WHAT IS REQUIRED – With the images removed, repeat the data below exactly.

** start **

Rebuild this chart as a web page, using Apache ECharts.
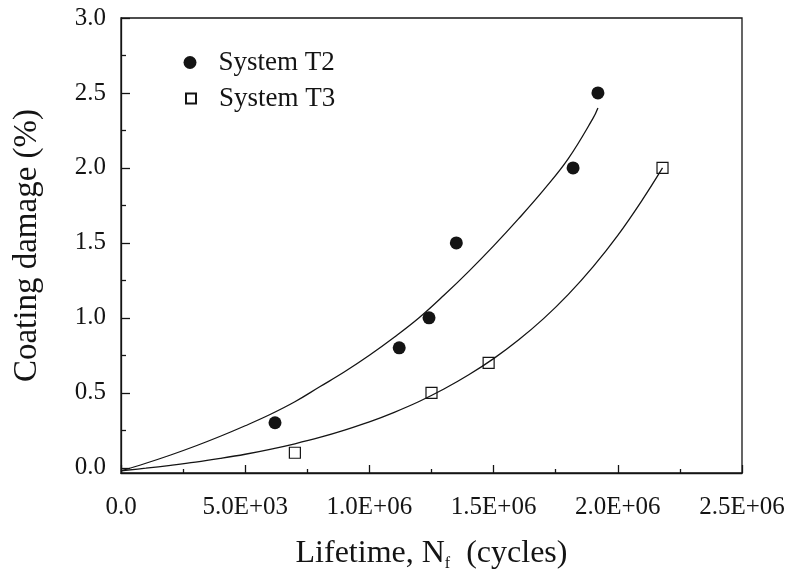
<!DOCTYPE html>
<html>
<head>
<meta charset="utf-8">
<script src="https://cdn.jsdelivr.net/npm/echarts@6/dist/echarts.min.js"></script>
<style>
  html, body { margin: 0; padding: 0; background: #ffffff; }
  #chart { width: 790px; height: 586px; }
</style>
</head>
<body>
<div id="chart"></div>
<script>
// Measured coating damage (%) against lifetime (cycles)
const t2Lifetime = [620000, 1120000, 1240000, 1350000, 1820000, 1920000];
const t2Damage   = [0.3, 0.8, 1.0, 1.5, 2.0, 2.5];
const t3Lifetime = [700000, 1250000, 1480000, 2180000];
const t3Damage   = [0.1, 0.5, 0.7, 2.0];

// Trend curves traced along each system
const t2CurveX = [0, 100000, 200000, 300000, 400000, 500000, 600000, 700000, 800000, 900000,
                  1000000, 1100000, 1200000, 1300000, 1400000, 1500000, 1600000, 1700000, 1800000, 1900000, 1920000];
const t2CurveY = [-0.02, 0.03, 0.085, 0.145, 0.21, 0.28, 0.355, 0.44, 0.54, 0.64,
                  0.75, 0.87, 1.00, 1.15, 1.31, 1.48, 1.66, 1.85, 2.06, 2.33, 2.40];
const t3CurveX = [0, 100000, 200000, 300000, 400000, 500000, 600000, 700000, 800000, 900000, 1000000,
                  1100000, 1200000, 1300000, 1400000, 1500000, 1600000, 1700000, 1800000, 1900000, 2000000, 2100000, 2180000];
const t3CurveY = [-0.02, -0.003, 0.016, 0.037, 0.062, 0.090, 0.123, 0.160, 0.202, 0.251, 0.306,
                  0.370, 0.442, 0.525, 0.620, 0.728, 0.852, 0.993, 1.155, 1.34, 1.55, 1.79, 2.00];

// Axis tick labels
const xTickLabels = ['0.0', '5.0E+03', '1.0E+06', '1.5E+06', '2.0E+06', '2.5E+06'];
const yTickValues = [0, 0.5, 1.0, 1.5, 2.0, 2.5, 3.0];
const yTickLabels = ['0.0', '0.5', '1.0', '1.5', '2.0', '2.5', '3.0'];
const yMinorValues = [0.25, 0.75, 1.25, 1.75, 2.25, 2.75];

const FONT = '"Liberation Serif", "DejaVu Serif", serif';
const INK = '#141414';

const zip = (xs, ys) => xs.map((x, i) => [x, ys[i]]);

const chart = echarts.init(document.getElementById('chart'), null, { renderer: 'canvas' });

const axisLineStyle = { color: INK, width: 1.3 };

chart.setOption({
  animation: false,
  backgroundColor: '#ffffff',
  grid: {
    left: 121, right: 48, top: 18, bottom: 113,
    show: true, borderColor: INK, borderWidth: 1.3, backgroundColor: 'transparent'
  },
  legend: [
    {
      data: ['System T2'], left: 183.5, top: 49, padding: 0,
      itemWidth: 13, itemHeight: 13,
      textStyle: { fontFamily: FONT, fontSize: 27, color: INK, padding: [0, 0, 0, 17] }
    },
    {
      data: ['System T3'], left: 185, top: 85, padding: 0,
      itemWidth: 10, itemHeight: 10,
      textStyle: { fontFamily: FONT, fontSize: 27, color: INK, padding: [0, 0, 0, 18] }
    }
  ],
  xAxis: {
    type: 'value', min: 0, max: 2500000, interval: 500000,
    axisLine: { show: true, onZero: false, lineStyle: axisLineStyle },
    axisTick: { show: true, inside: true, length: 8, lineStyle: axisLineStyle },
    minorTick: { show: true, splitNumber: 2, length: 4, lineStyle: axisLineStyle },
    splitLine: { show: false },
    axisLabel: {
      margin: 22, fontFamily: FONT, fontSize: 25, color: INK,
      formatter: (v) => xTickLabels[Math.round(v / 500000)]
    },
    name: 'Lifetime, N{sub|f}  (cycles)',
    nameLocation: 'middle', nameGap: 65,
    nameTextStyle: {
      fontFamily: FONT, fontSize: 32, color: INK,
      rich: { sub: { fontFamily: FONT, fontSize: 16, color: INK, verticalAlign: 'bottom', padding: [0, 0, -2, 0] } }
    }
  },
  yAxis: [
    {
      type: 'value', min: -0.035, max: 3, position: 'left',
      axisLine: { show: true, onZero: false, lineStyle: axisLineStyle },
      axisTick: { show: true, inside: true, length: 9, customValues: yTickValues, lineStyle: axisLineStyle },
      splitLine: { show: false },
      axisLabel: {
        margin: 15, fontFamily: FONT, fontSize: 25, color: INK,
        customValues: yTickValues,
        formatter: (v) => yTickLabels[Math.round(v / 0.5)]
      },
      name: 'Coating damage (%)',
      nameLocation: 'middle', nameGap: 77,
      nameTextStyle: { fontFamily: FONT, fontSize: 33, color: INK }
    },
    {
      type: 'value', min: -0.035, max: 3, position: 'left',
      axisLine: { show: false, onZero: false },
      axisTick: { show: true, inside: true, length: 5, customValues: yMinorValues, lineStyle: axisLineStyle },
      axisLabel: { show: false },
      splitLine: { show: false }
    }
  ],
  series: [
    {
      name: 'T2 trend', type: 'line', smooth: 0.4, showSymbol: false, silent: true,
      data: zip(t2CurveX, t2CurveY),
      lineStyle: { color: INK, width: 1.3 }, z: 2
    },
    {
      name: 'T3 trend', type: 'line', smooth: 0.4, showSymbol: false, silent: true,
      data: zip(t3CurveX, t3CurveY),
      lineStyle: { color: INK, width: 1.3 }, z: 2
    },
    {
      name: 'System T2', type: 'scatter', symbol: 'circle', symbolSize: 13,
      data: zip(t2Lifetime, t2Damage),
      itemStyle: { color: INK, opacity: 1 }, z: 3
    },
    {
      name: 'System T3', type: 'scatter', symbol: 'rect', symbolSize: 11,
      data: zip(t3Lifetime, t3Damage),
      itemStyle: { color: 'rgba(255,255,255,0)', borderColor: INK, borderWidth: 1.2, opacity: 1 }, z: 3
    }
  ]
});
</script>
</body>
</html>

** end **

TASK OUTPUT –
Rebuild this chart as a web page, using Apache ECharts.
<!DOCTYPE html>
<html>
<head>
<meta charset="utf-8">
<script src="https://cdn.jsdelivr.net/npm/echarts@6/dist/echarts.min.js"></script>
<style>
  html, body { margin: 0; padding: 0; background: #ffffff; }
  #chart { width: 790px; height: 586px; }
</style>
</head>
<body>
<div id="chart"></div>
<script>
// Measured coating damage (%) against lifetime (cycles)
const t2Lifetime = [620000, 1120000, 1240000, 1350000, 1820000, 1920000];
const t2Damage   = [0.3, 0.8, 1.0, 1.5, 2.0, 2.5];
const t3Lifetime = [700000, 1250000, 1480000, 2180000];
const t3Damage   = [0.1, 0.5, 0.7, 2.0];

// Trend curves traced along each system
const t2CurveX = [0, 100000, 200000, 300000, 400000, 500000, 600000, 700000, 800000, 900000,
                  1000000, 1100000, 1200000, 1300000, 1400000, 1500000, 1600000, 1700000, 1800000, 1900000, 1920000];
const t2CurveY = [-0.02, 0.03, 0.085, 0.145, 0.21, 0.28, 0.355, 0.44, 0.54, 0.64,
                  0.75, 0.87, 1.00, 1.15, 1.31, 1.48, 1.66, 1.85, 2.06, 2.33, 2.40];
const t3CurveX = [0, 100000, 200000, 300000, 400000, 500000, 600000, 700000, 800000, 900000, 1000000,
                  1100000, 1200000, 1300000, 1400000, 1500000, 1600000, 1700000, 1800000, 1900000, 2000000, 2100000, 2180000];
const t3CurveY = [-0.02, -0.003, 0.016, 0.037, 0.062, 0.090, 0.123, 0.160, 0.202, 0.251, 0.306,
                  0.370, 0.442, 0.525, 0.620, 0.728, 0.852, 0.993, 1.155, 1.34, 1.55, 1.79, 2.00];

// Axis tick labels
const xTickLabels = ['0.0', '5.0E+03', '1.0E+06', '1.5E+06', '2.0E+06', '2.5E+06'];
const yTickValues = [0, 0.5, 1.0, 1.5, 2.0, 2.5, 3.0];
const yTickLabels = ['0.0', '0.5', '1.0', '1.5', '2.0', '2.5', '3.0'];
const yMinorValues = [0.25, 0.75, 1.25, 1.75, 2.25, 2.75];

const FONT = '"Liberation Serif", "DejaVu Serif", serif';
const INK = '#141414';

const zip = (xs, ys) => xs.map((x, i) => [x, ys[i]]);

const chart = echarts.init(document.getElementById('chart'), null, { renderer: 'canvas' });

const axisLineStyle = { color: INK, width: 1.3 };

chart.setOption({
  animation: false,
  backgroundColor: '#ffffff',
  grid: {
    left: 121, right: 48, top: 18, bottom: 113,
    show: true, borderColor: INK, borderWidth: 1.3, backgroundColor: 'transparent'
  },
  legend: [
    {
      data: ['System T2'], left: 183.5, top: 49, padding: 0,
      itemWidth: 13, itemHeight: 13,
      textStyle: { fontFamily: FONT, fontSize: 27, color: INK, padding: [0, 0, 0, 17] }
    },
    {
      data: ['System T3'], left: 185, top: 85, padding: 0,
      itemWidth: 10, itemHeight: 10,
      textStyle: { fontFamily: FONT, fontSize: 27, color: INK, padding: [0, 0, 0, 18] }
    }
  ],
  xAxis: {
    type: 'value', min: 0, max: 2500000, interval: 500000,
    axisLine: { show: true, onZero: false, lineStyle: axisLineStyle },
    axisTick: { show: true, inside: true, length: 8, lineStyle: axisLineStyle },
    minorTick: { show: true, splitNumber: 2, length: 4, lineStyle: axisLineStyle },
    splitLine: { show: false },
    axisLabel: {
      margin: 22, fontFamily: FONT, fontSize: 25, color: INK,
      formatter: (v) => xTickLabels[Math.round(v / 500000)]
    },
    name: 'Lifetime, N{sub|f}  (cycles)',
    nameLocation: 'middle', nameGap: 65,
    nameTextStyle: {
      fontFamily: FONT, fontSize: 32, color: INK,
      rich: { sub: { fontFamily: FONT, fontSize: 16, color: INK, verticalAlign: 'bottom', padding: [0, 0, -2, 0] } }
    }
  },
  yAxis: [
    {
      type: 'value', min: -0.035, max: 3, position: 'left',
      axisLine: { show: true, onZero: false, lineStyle: axisLineStyle },
      axisTick: { show: true, inside: true, length: 9, customValues: yTickValues, lineStyle: axisLineStyle },
      splitLine: { show: false },
      axisLabel: {
        margin: 15, fontFamily: FONT, fontSize: 25, color: INK,
        customValues: yTickValues,
        formatter: (v) => yTickLabels[Math.round(v / 0.5)]
      },
      name: 'Coating damage (%)',
      nameLocation: 'middle', nameGap: 77,
      nameTextStyle: { fontFamily: FONT, fontSize: 33, color: INK }
    },
    {
      type: 'value', min: -0.035, max: 3, position: 'left',
      axisLine: { show: false, onZero: false },
      axisTick: { show: true, inside: true, length: 5, customValues: yMinorValues, lineStyle: axisLineStyle },
      axisLabel: { show: false },
      splitLine: { show: false }
    }
  ],
  series: [
    {
      name: 'T2 trend', type: 'line', smooth: 0.4, showSymbol: false, silent: true,
      data: zip(t2CurveX, t2CurveY),
      lineStyle: { color: INK, width: 1.3 }, z: 2
    },
    {
      name: 'T3 trend', type: 'line', smooth: 0.4, showSymbol: false, silent: true,
      data: zip(t3CurveX, t3CurveY),
      lineStyle: { color: INK, width: 1.3 }, z: 2
    },
    {
      name: 'System T2', type: 'scatter', symbol: 'circle', symbolSize: 13,
      data: zip(t2Lifetime, t2Damage),
      itemStyle: { color: INK, opacity: 1 }, z: 3
    },
    {
      name: 'System T3', type: 'scatter', symbol: 'rect', symbolSize: 11,
      data: zip(t3Lifetime, t3Damage),
      itemStyle: { color: 'rgba(255,255,255,0)', borderColor: INK, borderWidth: 1.2, opacity: 1 }, z: 3
    }
  ]
});
</script>
</body>
</html>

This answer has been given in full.